OBJECTIVE
Repeat the data below exactly, dropping any pictures it holds.

DATA SHOWN
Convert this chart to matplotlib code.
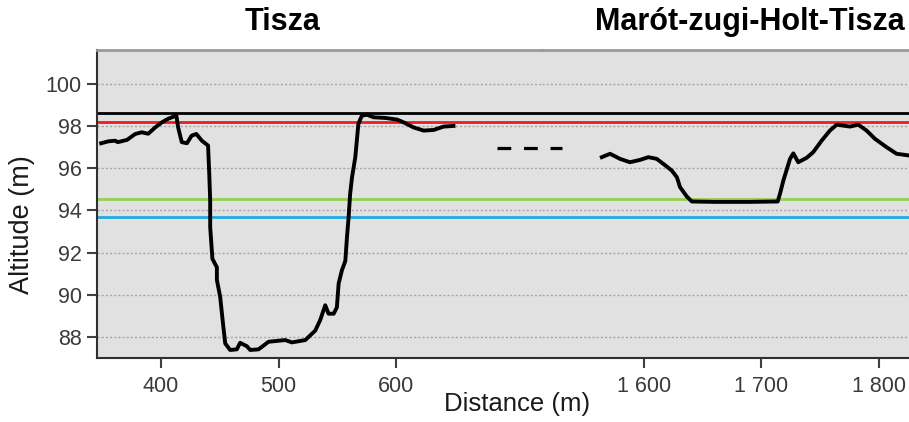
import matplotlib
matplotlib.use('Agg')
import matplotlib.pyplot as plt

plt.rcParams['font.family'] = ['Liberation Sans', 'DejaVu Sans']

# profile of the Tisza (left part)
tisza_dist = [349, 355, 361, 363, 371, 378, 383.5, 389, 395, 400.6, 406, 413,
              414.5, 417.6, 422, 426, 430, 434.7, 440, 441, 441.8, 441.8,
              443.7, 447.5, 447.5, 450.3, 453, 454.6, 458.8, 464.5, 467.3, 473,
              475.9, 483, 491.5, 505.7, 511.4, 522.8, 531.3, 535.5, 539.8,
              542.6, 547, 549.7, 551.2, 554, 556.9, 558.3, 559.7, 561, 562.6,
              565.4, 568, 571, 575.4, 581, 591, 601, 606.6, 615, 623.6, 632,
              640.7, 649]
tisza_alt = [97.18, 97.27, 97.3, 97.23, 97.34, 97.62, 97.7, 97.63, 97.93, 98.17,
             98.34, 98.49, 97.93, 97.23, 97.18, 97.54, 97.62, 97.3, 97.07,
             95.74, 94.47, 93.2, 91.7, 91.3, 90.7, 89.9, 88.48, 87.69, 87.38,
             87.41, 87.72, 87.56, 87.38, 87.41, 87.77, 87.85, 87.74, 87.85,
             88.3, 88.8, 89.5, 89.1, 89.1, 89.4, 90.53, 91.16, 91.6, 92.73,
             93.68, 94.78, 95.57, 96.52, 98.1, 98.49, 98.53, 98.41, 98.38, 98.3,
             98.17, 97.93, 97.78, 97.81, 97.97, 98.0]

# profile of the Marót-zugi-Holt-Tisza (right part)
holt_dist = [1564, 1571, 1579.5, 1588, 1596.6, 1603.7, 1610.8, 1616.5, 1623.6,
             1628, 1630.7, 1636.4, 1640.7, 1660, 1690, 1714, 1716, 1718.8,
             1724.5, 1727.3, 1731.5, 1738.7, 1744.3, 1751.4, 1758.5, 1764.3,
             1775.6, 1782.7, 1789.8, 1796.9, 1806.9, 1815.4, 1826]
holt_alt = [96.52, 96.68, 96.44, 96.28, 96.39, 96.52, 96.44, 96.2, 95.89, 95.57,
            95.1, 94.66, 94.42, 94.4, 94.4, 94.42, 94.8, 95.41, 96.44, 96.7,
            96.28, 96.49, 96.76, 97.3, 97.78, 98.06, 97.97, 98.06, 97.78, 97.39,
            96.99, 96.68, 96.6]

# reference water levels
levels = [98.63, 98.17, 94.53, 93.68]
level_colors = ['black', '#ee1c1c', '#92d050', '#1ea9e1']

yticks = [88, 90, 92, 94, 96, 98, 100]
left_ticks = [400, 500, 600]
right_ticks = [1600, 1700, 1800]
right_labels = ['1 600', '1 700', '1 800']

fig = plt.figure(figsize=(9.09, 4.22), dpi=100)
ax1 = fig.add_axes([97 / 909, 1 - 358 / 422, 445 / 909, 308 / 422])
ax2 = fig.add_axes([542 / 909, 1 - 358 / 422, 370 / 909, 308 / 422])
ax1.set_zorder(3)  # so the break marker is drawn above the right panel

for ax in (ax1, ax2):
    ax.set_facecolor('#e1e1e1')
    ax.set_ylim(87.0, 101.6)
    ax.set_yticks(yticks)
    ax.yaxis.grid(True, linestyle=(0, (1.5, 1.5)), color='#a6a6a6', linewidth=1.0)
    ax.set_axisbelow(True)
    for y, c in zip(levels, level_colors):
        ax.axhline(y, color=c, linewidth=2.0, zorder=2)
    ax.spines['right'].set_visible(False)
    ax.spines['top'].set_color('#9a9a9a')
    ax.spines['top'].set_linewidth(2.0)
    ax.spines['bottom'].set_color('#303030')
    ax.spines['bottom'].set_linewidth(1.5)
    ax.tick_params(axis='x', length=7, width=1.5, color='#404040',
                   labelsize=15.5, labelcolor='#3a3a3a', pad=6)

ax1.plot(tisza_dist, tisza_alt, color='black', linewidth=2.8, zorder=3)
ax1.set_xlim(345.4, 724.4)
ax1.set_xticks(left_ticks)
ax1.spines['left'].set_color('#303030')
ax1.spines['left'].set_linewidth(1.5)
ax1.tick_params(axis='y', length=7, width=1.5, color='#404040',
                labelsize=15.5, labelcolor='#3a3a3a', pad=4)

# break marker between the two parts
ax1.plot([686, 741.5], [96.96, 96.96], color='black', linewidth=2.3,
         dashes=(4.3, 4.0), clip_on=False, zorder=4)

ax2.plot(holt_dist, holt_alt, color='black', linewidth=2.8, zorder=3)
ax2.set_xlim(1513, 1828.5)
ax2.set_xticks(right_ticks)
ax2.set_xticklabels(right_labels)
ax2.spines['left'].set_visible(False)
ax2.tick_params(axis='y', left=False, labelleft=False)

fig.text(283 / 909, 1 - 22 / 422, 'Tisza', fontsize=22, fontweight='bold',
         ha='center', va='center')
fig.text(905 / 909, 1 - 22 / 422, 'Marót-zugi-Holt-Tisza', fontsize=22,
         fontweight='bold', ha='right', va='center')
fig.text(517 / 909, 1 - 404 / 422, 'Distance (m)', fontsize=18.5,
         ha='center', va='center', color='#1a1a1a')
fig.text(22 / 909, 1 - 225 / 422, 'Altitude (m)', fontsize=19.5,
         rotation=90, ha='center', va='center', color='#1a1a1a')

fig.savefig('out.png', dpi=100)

ANSWER BELOW
Convert this chart to matplotlib code.
import matplotlib
matplotlib.use('Agg')
import matplotlib.pyplot as plt

plt.rcParams['font.family'] = ['Liberation Sans', 'DejaVu Sans']

# profile of the Tisza (left part)
tisza_dist = [349, 355, 361, 363, 371, 378, 383.5, 389, 395, 400.6, 406, 413,
              414.5, 417.6, 422, 426, 430, 434.7, 440, 441, 441.8, 441.8,
              443.7, 447.5, 447.5, 450.3, 453, 454.6, 458.8, 464.5, 467.3, 473,
              475.9, 483, 491.5, 505.7, 511.4, 522.8, 531.3, 535.5, 539.8,
              542.6, 547, 549.7, 551.2, 554, 556.9, 558.3, 559.7, 561, 562.6,
              565.4, 568, 571, 575.4, 581, 591, 601, 606.6, 615, 623.6, 632,
              640.7, 649]
tisza_alt = [97.18, 97.27, 97.3, 97.23, 97.34, 97.62, 97.7, 97.63, 97.93, 98.17,
             98.34, 98.49, 97.93, 97.23, 97.18, 97.54, 97.62, 97.3, 97.07,
             95.74, 94.47, 93.2, 91.7, 91.3, 90.7, 89.9, 88.48, 87.69, 87.38,
             87.41, 87.72, 87.56, 87.38, 87.41, 87.77, 87.85, 87.74, 87.85,
             88.3, 88.8, 89.5, 89.1, 89.1, 89.4, 90.53, 91.16, 91.6, 92.73,
             93.68, 94.78, 95.57, 96.52, 98.1, 98.49, 98.53, 98.41, 98.38, 98.3,
             98.17, 97.93, 97.78, 97.81, 97.97, 98.0]

# profile of the Marót-zugi-Holt-Tisza (right part)
holt_dist = [1564, 1571, 1579.5, 1588, 1596.6, 1603.7, 1610.8, 1616.5, 1623.6,
             1628, 1630.7, 1636.4, 1640.7, 1660, 1690, 1714, 1716, 1718.8,
             1724.5, 1727.3, 1731.5, 1738.7, 1744.3, 1751.4, 1758.5, 1764.3,
             1775.6, 1782.7, 1789.8, 1796.9, 1806.9, 1815.4, 1826]
holt_alt = [96.52, 96.68, 96.44, 96.28, 96.39, 96.52, 96.44, 96.2, 95.89, 95.57,
            95.1, 94.66, 94.42, 94.4, 94.4, 94.42, 94.8, 95.41, 96.44, 96.7,
            96.28, 96.49, 96.76, 97.3, 97.78, 98.06, 97.97, 98.06, 97.78, 97.39,
            96.99, 96.68, 96.6]

# reference water levels
levels = [98.63, 98.17, 94.53, 93.68]
level_colors = ['black', '#ee1c1c', '#92d050', '#1ea9e1']

yticks = [88, 90, 92, 94, 96, 98, 100]
left_ticks = [400, 500, 600]
right_ticks = [1600, 1700, 1800]
right_labels = ['1 600', '1 700', '1 800']

fig = plt.figure(figsize=(9.09, 4.22), dpi=100)
ax1 = fig.add_axes([97 / 909, 1 - 358 / 422, 445 / 909, 308 / 422])
ax2 = fig.add_axes([542 / 909, 1 - 358 / 422, 370 / 909, 308 / 422])
ax1.set_zorder(3)  # so the break marker is drawn above the right panel

for ax in (ax1, ax2):
    ax.set_facecolor('#e1e1e1')
    ax.set_ylim(87.0, 101.6)
    ax.set_yticks(yticks)
    ax.yaxis.grid(True, linestyle=(0, (1.5, 1.5)), color='#a6a6a6', linewidth=1.0)
    ax.set_axisbelow(True)
    for y, c in zip(levels, level_colors):
        ax.axhline(y, color=c, linewidth=2.0, zorder=2)
    ax.spines['right'].set_visible(False)
    ax.spines['top'].set_color('#9a9a9a')
    ax.spines['top'].set_linewidth(2.0)
    ax.spines['bottom'].set_color('#303030')
    ax.spines['bottom'].set_linewidth(1.5)
    ax.tick_params(axis='x', length=7, width=1.5, color='#404040',
                   labelsize=15.5, labelcolor='#3a3a3a', pad=6)

ax1.plot(tisza_dist, tisza_alt, color='black', linewidth=2.8, zorder=3)
ax1.set_xlim(345.4, 724.4)
ax1.set_xticks(left_ticks)
ax1.spines['left'].set_color('#303030')
ax1.spines['left'].set_linewidth(1.5)
ax1.tick_params(axis='y', length=7, width=1.5, color='#404040',
                labelsize=15.5, labelcolor='#3a3a3a', pad=4)

# break marker between the two parts
ax1.plot([686, 741.5], [96.96, 96.96], color='black', linewidth=2.3,
         dashes=(4.3, 4.0), clip_on=False, zorder=4)

ax2.plot(holt_dist, holt_alt, color='black', linewidth=2.8, zorder=3)
ax2.set_xlim(1513, 1828.5)
ax2.set_xticks(right_ticks)
ax2.set_xticklabels(right_labels)
ax2.spines['left'].set_visible(False)
ax2.tick_params(axis='y', left=False, labelleft=False)

fig.text(283 / 909, 1 - 22 / 422, 'Tisza', fontsize=22, fontweight='bold',
         ha='center', va='center')
fig.text(905 / 909, 1 - 22 / 422, 'Marót-zugi-Holt-Tisza', fontsize=22,
         fontweight='bold', ha='right', va='center')
fig.text(517 / 909, 1 - 404 / 422, 'Distance (m)', fontsize=18.5,
         ha='center', va='center', color='#1a1a1a')
fig.text(22 / 909, 1 - 225 / 422, 'Altitude (m)', fontsize=19.5,
         rotation=90, ha='center', va='center', color='#1a1a1a')

fig.savefig('out.png', dpi=100)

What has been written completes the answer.